The Long Chain of Voss
Devotion taken to its furthest point ceases to be devotion and becomes something else entirely.
Voss || Kehl || History || Horror
She spent the entire evening after speaking with Bruck in her room, not sleeping, building the revised theory on the wall beside the structure of the lie she had already written there. She was aware — she recorded this awareness, because she was still, in the middle of everything, committed to the practice of documentation — that she was developing a theory that would, if presented to any of her former colleagues at St. Anselm’s, have required her own professional evaluation. A patient in a locked room kept alive and fed by the altered attention of other patients, overseen by a director who had been here since 1948 and showed no physical signs of ageing and ate without eating — she stopped. She went back to that observation. She had watched Voss eat at dinner for fifteen days. She had noted the redistribution of food on his plate without consumption. She thought about the fire of 1941, which had sealed Room Seven. She thought about the missing-persons report of October 1941, which included the name Kehl, E. She thought about the director named Alcott who had retired at sixty-one in perfect health in 1948 and been replaced by Voss. She went to her notebook and opened it to the page where she had written Alcott’s full name from the historical record: Martin Alcott, Director, 1932-1948. She stared at it. Then she got up and went to her desk and wrote, very carefully, on a piece of paper: Kehl — fire 1941 — sealed — Alcott leaves 1948 — Voss arrives — Voss unchanged in photographs from 1948 to present — Voss does not eat — patients retuned to perceive — feeds on perception. She connected the points with arrows. The arrows all pointed to one conclusion. She sat for a while with the conclusion and then put it where it needed to be: in the category of working hypothesis requiring verification, which was the category where the most important things always lived until they could be proved, and which was not the same as the category of irrational belief, no matter how strongly the two categories resembled each other from the outside.
The question of what Voss was — what he had been made into, what the mechanism of it was — was, she decided, secondary to the operational question of what she could do about it. She was a psychiatrist. She was not a detective, not a soldier, not an exorcist. She had training that was relevant to some of the things she was dealing with and entirely silent about others. What she had was a clear mind, twelve years of practice with the most difficult forms of human experience, and a cold stubborn refusal to accept that any situation was unmanageable if approached with sufficient precision.

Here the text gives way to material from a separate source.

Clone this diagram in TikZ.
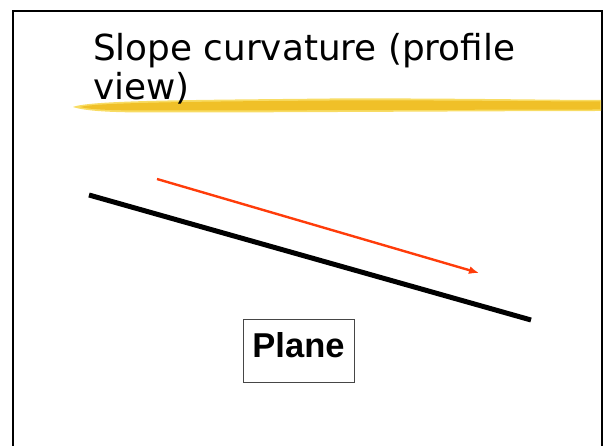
\documentclass[tikz,border=0pt]{standalone}
\usepackage{fontspec}
\newfontfamily\titlefont{DejaVu Sans}
\newfontfamily\labelfont{Liberation Sans}
\definecolor{hlyellow}{RGB}{240,192,40}
\definecolor{hllight}{RGB}{248,220,100}
\definecolor{arrowred}{RGB}{255,60,10}
\definecolor{boxgray}{RGB}{70,70,70}
\tikzset{
  frameline/.style={line width=2.2pt, black},
  titletext/.style={font=\titlefont\fontsize{35.8}{40}\selectfont, inner sep=0pt, anchor=base west},
  slopeline/.style={line width=5pt, black},
  flowarrow/.style={line width=2.4pt, arrowred, -{Latex[length=10pt,width=8pt]}},
  planebox/.style={draw=boxgray, line width=0.9pt, minimum width=111pt, minimum height=63pt, inner sep=0pt,
    font=\labelfont\bfseries\fontsize{34.5}{40}\selectfont, text height=25pt, text depth=12pt}
}
\usetikzlibrary{arrows.meta}
\begin{document}
\begin{tikzpicture}[x=1pt,y=-1pt]
\useasboundingbox (0,0) rectangle (604,446);
% slide frame
\coordinate (fbl) at (13,450);
\coordinate (ftl) at (13,11);
\coordinate (ftr) at (602,11);
\coordinate (fbr) at (602,450);
\draw[frameline] (fbl) -- (ftl) -- (ftr) -- (fbr);
% highlighter stroke
\fill[hllight] (73,107) .. controls (90,100) and (200,100) .. (330,98.5) .. controls (450,98) and (550,100) .. (601,100)
  -- (601,111) .. controls (500,111) and (300,112.5) .. (150,112.5) .. controls (110,112.5) and (85,111) .. cycle;
\fill[hlyellow] (80,107) .. controls (95,102.5) and (200,101.5) .. (330,100.5) .. controls (450,100) and (550,101.5) .. (600,101.5)
  -- (600,109.5) .. controls (500,109.5) and (300,110.5) .. (150,110.5) .. controls (110,110.5) and (90,109.5) .. cycle;
% title
\node[titletext] (title1) at (93,61) {Slope curvature (profile};
\node[titletext] (title2) at (93,100) {view)};
% slope line
\coordinate (sA) at (89,195);
\coordinate (sB) at (531,320);
\draw[slopeline] (sA) -- (sB);
% flow arrow
\coordinate (aA) at (157,179);
\coordinate (aB) at (479,273);
\draw[flowarrow] (aA) -- (aB);
% label box
\node[planebox] (plane) at (298.5,350.5) {Plane};
\end{tikzpicture}
\end{document}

She also had three allies: Holl, who had nineteen years of observation and a piece of paper covered with the vocabulary of the third floor’s effect on patients; Hargreaves, who had been saying the true thing for four years and been catalogued as delusional; and Bruck, who had resisted the methodology for eleven years and documented its effects with the systematic attention of a musicologist mapping a composition he didn’t like but was prepared to understand completely. And Carey, in the room at the end of the corridor, who had two months of preparation ahead of the snowfall that closed the road and had spent eight months in confinement becoming more resolved rather than less. She had four allies in a sealed building in a valley closed by snow. She was going to use all of them. She picked up her pen and began drafting the plan.